§ **What to do**: Repeat word for word the lines from the top of the records through the line containing "import * as", and skip the pictures.

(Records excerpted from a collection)
==================================================

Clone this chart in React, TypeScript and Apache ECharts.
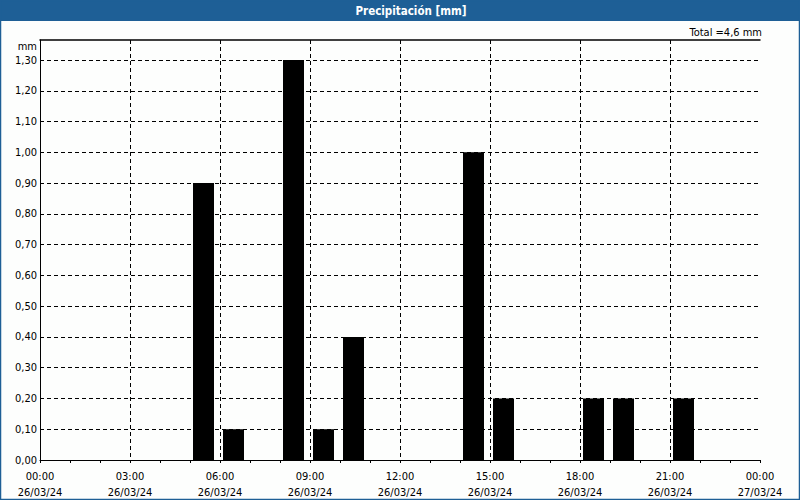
import React, { useEffect, useRef } from "react";
import * as echarts from "echarts";

const hours: number[] = [5, 6, 8, 9, 10, 14, 15, 18, 19, 21];
const precip: number[] = [0.9, 0.1, 1.3, 0.1, 0.4, 1.0, 0.2, 0.2, 0.2, 0.2];
const titleText = "Precipitación [mm]";
const totalText = "Total =4,6 mm";
const unitText = "mm";
const dayStart = "26/03/24";
const dayEnd = "27/03/24";

const FONT = "DejaVu Sans Condensed, DejaVu Sans, sans-serif";

export default function App() {
  const ref = useRef<HTMLDivElement>(null);
  useEffect(() => {
    document.body.style.margin = "0";
    const chart = echarts.init(ref.current!, null, { renderer: "svg" });
    const fmtX = (v: number) => {
      const h = Math.round(v) % 24;
      const hh = String(h).padStart(2, "0") + ":00";
      return hh + "\n" + (v >= 24 ? dayEnd : dayStart);
    };
    chart.setOption({
      animation: false,
      backgroundColor: "#fdfefd",
      textStyle: { fontFamily: FONT },
      graphic: [
        { type: "rect", z: -10, silent: true, shape: { x: 0, y: 0, width: 800, height: 21 }, style: { fill: "#1e5f96" } },
        { type: "rect", z: 100, silent: true, shape: { x: 0.5, y: 0.5, width: 799, height: 499 }, style: { fill: "none", stroke: "#1e5f96", lineWidth: 1.5 } },
        { type: "text", x: 411, y: 10.5, z: 10, style: { text: titleText, textAlign: "center", textVerticalAlign: "middle", fontSize: 11.5, fontWeight: "bold", fontFamily: FONT, fill: "#ffffff" } },
        { type: "text", x: 762, y: 32, style: { text: totalText, textAlign: "right", textVerticalAlign: "middle", fontSize: 11, fontFamily: FONT, fill: "#000" } },
        { type: "text", x: 37, y: 46, style: { text: unitText, textAlign: "right", textVerticalAlign: "middle", fontSize: 11, fontFamily: FONT, fill: "#000" } },
      ],
      grid: { left: 40, right: 40, top: 40, bottom: 40 },
      xAxis: [
        {
          type: "value",
          min: 0,
          max: 24,
          interval: 3,
          axisLine: { show: true, lineStyle: { color: "#000", width: 1 } },
          axisTick: { show: true, length: 3, lineStyle: { color: "#000" } },
          minorTick: { show: true, splitNumber: 3, length: 3, lineStyle: { color: "#000" } },
          axisLabel: {
            formatter: fmtX,
            color: "#000",
            fontSize: 11,
            fontFamily: FONT,
            margin: 8,
            lineHeight: 16,
          },
          splitLine: {
            show: true,
            showMinLine: false,
            showMaxLine: false,
            lineStyle: { color: "#000", type: [4, 3], width: 1 },
          },
        },
        {
          type: "value",
          position: "top",
          min: 0,
          max: 24,
          axisLine: { show: true, onZero: false, lineStyle: { color: "#000", width: 1.5 } },
          axisTick: { show: false },
          axisLabel: { show: false },
          splitLine: { show: false },
        },
      ],
      yAxis: {
        type: "value",
        min: 0,
        max: 1.365,
        interval: 0.1,
        axisLine: { show: true, lineStyle: { color: "#000", width: 1 } },
        axisTick: { show: false },
        axisLabel: {
          showMaxLabel: false,
          color: "#000",
          fontSize: 11,
          fontFamily: FONT,
          margin: 3,
          formatter: (v: number) => v.toFixed(2).replace(".", ","),
        },
        splitLine: {
          show: true,
          showMinLine: false,
          showMaxLine: false,
          lineStyle: { color: "#000", type: [4, 3], width: 1 },
        },
      },
      series: [
        {
          type: "bar",
          xAxisIndex: 0,
          barWidth: 21,
          itemStyle: { color: "#000" },
          data: hours.map((h, i) => [h + 0.45, precip[i]]),
        },
      ],
    });
    return () => chart.dispose();
  }, []);
  return <div ref={ref} style={{ width: 800, height: 500 }} />;
}
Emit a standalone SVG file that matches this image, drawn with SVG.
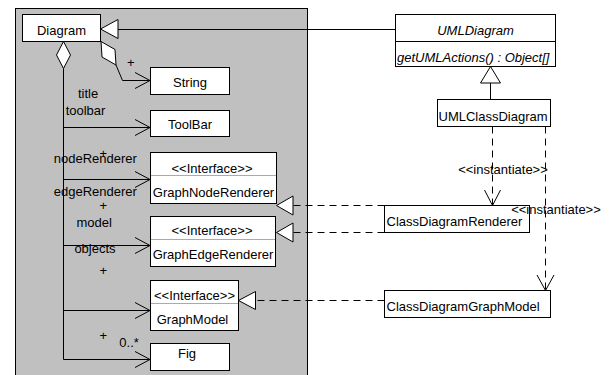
<svg xmlns="http://www.w3.org/2000/svg" width="610" height="375" viewBox="0 0 610 375">
  <style>
    text { font-family: "Liberation Sans", Arial, sans-serif; font-size: 13px; fill: #000; }
    .mid { text-anchor: middle; }
    .it { font-style: italic; }
    .box { fill: #fff; stroke: #000; stroke-width: 1; }
    .div { stroke: #aaa; stroke-width: 1; }
    .ln { fill: none; stroke: #000; stroke-width: 1; }
    .dash { fill: none; stroke: #000; stroke-width: 1; stroke-dasharray: 7 5; }
    .hollow { fill: #fff; stroke: #000; stroke-width: 1; }
  </style>

  <rect width="610" height="375" fill="#fff"/>
  <!-- package area -->
  <rect x="15.5" y="8.5" width="292" height="380" fill="#c0c0c0" stroke="#000" stroke-width="1"/>

  <g id="connectors">
    <!-- Diagram generalizes to UMLDiagram -->
    <path class="ln" d="M118 29.5 H395.5"/>
    <polygon class="hollow" points="100.5,29 118,19.5 118,38.5"/>

    <!-- UMLClassDiagram generalizes to UMLDiagram -->
    <path class="ln" d="M490.5 83 V99.5"/>
    <polygon class="hollow" points="490.5,66.5 480.5,83 500.5,83"/>

    <!-- aggregation Diagram to String -->
    <polygon class="hollow" points="101,41.5 115,49.5 116,65 102,57"/>
    <path class="ln" d="M116 65 L122.5 80.5 H150"/>
    <path class="ln" d="M135 72.5 L150 80.5 L135 88.5"/>

    <!-- aggregation Diagram to members -->
    <polygon class="hollow" points="63.5,41.5 70.5,55 63.5,68.5 56.5,55"/>
    <path class="ln" d="M63.5 68.5 V359.5 M63.5 127.5 H150 M63.5 179.5 H150 M63.5 245.5 H150 M63.5 310.5 H150 M63.5 359.5 H150"/>
    <path class="ln" d="M135 119.5 L150 127.5 L135 135.5 M135 171.5 L150 179.5 L135 187.5 M135 237.5 L150 245.5 L135 253.5 M135 302.5 L150 310.5 L135 318.5 M135 351.5 L150 359.5 L135 367.5"/>

    <!-- realizations -->
    <path class="dash" d="M384.5 205.5 H293"/>
    <polygon class="hollow" points="276.5,205.5 293,196 293,215"/>
    <path class="dash" d="M384.5 232.5 H293"/>
    <polygon class="hollow" points="276.5,232.5 293,223 293,242"/>
    <path class="dash" d="M384.5 300.5 H255.5"/>
    <polygon class="hollow" points="238.5,300.5 255.5,291.5 255.5,309.5"/>

    <!-- instantiate dependencies -->
    <path class="dash" d="M492.5 126.5 V205"/>
    <path class="ln" d="M484.5 190 L492.5 205.5 L500.5 190"/>
    <path class="dash" d="M545.5 126.5 V290"/>
    <path class="ln" d="M537 275 L545.5 290.5 L554 275"/>
  </g>

  <g id="diagram">
    <rect class="box" x="22.5" y="14.5" width="78" height="27"/>
    <text class="mid" x="61.5" y="34.5">Diagram</text>
  </g>

  <g id="string">
    <rect class="box" x="150.5" y="67.5" width="79" height="27"/>
    <text class="mid" x="190" y="87">String</text>
  </g>

  <g id="toolbar">
    <rect class="box" x="150.5" y="110.5" width="79" height="26"/>
    <text class="mid" x="190" y="129">ToolBar</text>
  </g>

  <g id="graphNodeRenderer">
    <rect class="box" x="150.5" y="152.5" width="126" height="51"/>
    <line class="div" x1="151" y1="175.5" x2="276" y2="175.5"/>
    <text class="mid" x="212" y="173">&lt;&lt;Interface&gt;&gt;</text>
    <text class="mid" x="213.5" y="197">GraphNodeRenderer</text>
  </g>

  <g id="graphEdgeRenderer">
    <rect class="box" x="150.5" y="216.5" width="125" height="50"/>
    <line class="div" x1="151" y1="239.5" x2="275" y2="239.5"/>
    <text class="mid" x="212" y="235">&lt;&lt;Interface&gt;&gt;</text>
    <text class="mid" x="213" y="258.5">GraphEdgeRenderer</text>
  </g>

  <g id="graphModel">
    <rect class="box" x="150.5" y="280.5" width="88" height="50"/>
    <line class="div" x1="151" y1="303.5" x2="238" y2="303.5"/>
    <text class="mid" x="194.5" y="300">&lt;&lt;Interface&gt;&gt;</text>
    <text class="mid" x="192.5" y="323.5">GraphModel</text>
  </g>

  <g id="fig">
    <rect class="box" x="150.5" y="343.5" width="79" height="27"/>
    <text class="mid" x="187" y="358">Fig</text>
  </g>

  <g id="umlDiagram">
    <rect class="box" x="395.5" y="14.5" width="160" height="52"/>
    <line class="ln" x1="395.5" y1="41.5" x2="555.5" y2="41.5"/>
    <text class="mid it" x="475.5" y="35">UMLDiagram</text>
    <text class="it" x="397" y="62">getUMLActions() : Object[]</text>
  </g>

  <g id="umlClassDiagram">
    <rect class="box" x="437.5" y="99.5" width="113" height="27"/>
    <text x="438.5" y="120.5">UMLClassDiagram</text>
  </g>

  <g id="classDiagramRenderer">
    <rect class="box" x="384.5" y="205.5" width="145" height="27"/>
    <text x="386.5" y="226">ClassDiagramRenderer</text>
  </g>

  <g id="classDiagramGraphModel">
    <rect class="box" x="384.5" y="290.5" width="166" height="27"/>
    <text x="386.5" y="310.5">ClassDiagramGraphModel</text>
  </g>

  <!-- role, multiplicity and stereotype labels on the connectors -->
  <g id="labels">
    <text class="mid" x="130.7" y="66.6">+</text>
    <text class="mid" x="88" y="97.5">title</text>
    <text class="mid" x="85.5" y="115">toolbar</text>
    <text class="mid" x="95.3" y="162.5">nodeRenderer</text>
    <text class="mid" x="103.3" y="157.6">+</text>
    <text class="mid" x="95.3" y="196">edgeRenderer</text>
    <text class="mid" x="103.3" y="210">+</text>
    <text class="mid" x="94.2" y="227.3">model</text>
    <text class="mid" x="95" y="253.3">objects</text>
    <text class="mid" x="103.3" y="275.3">+</text>
    <text class="mid" x="103.3" y="340">+</text>
    <text x="119.3" y="347.3">0..*</text>
    <text class="mid" x="503" y="174">&lt;&lt;instantiate&gt;&gt;</text>
    <text class="mid" x="556" y="214.3">&lt;&lt;instantiate&gt;&gt;</text>
  </g>
</svg>
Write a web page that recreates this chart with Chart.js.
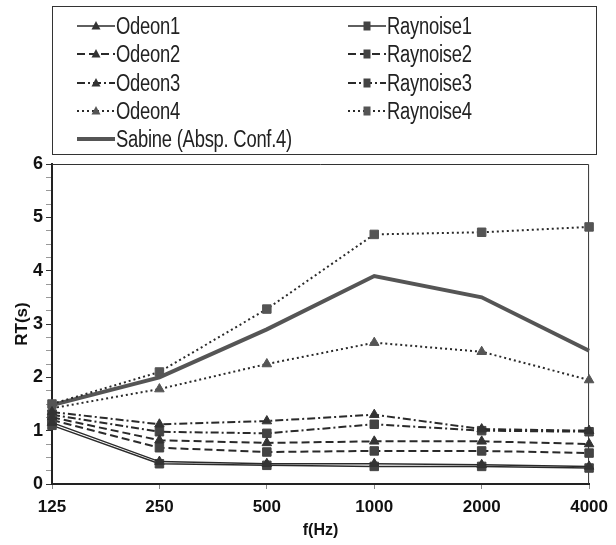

==================================================

§ **The response**:
Clone this chart in React, TypeScript and Apache ECharts.
import React, { useEffect, useRef } from "react";
import * as echarts from "echarts";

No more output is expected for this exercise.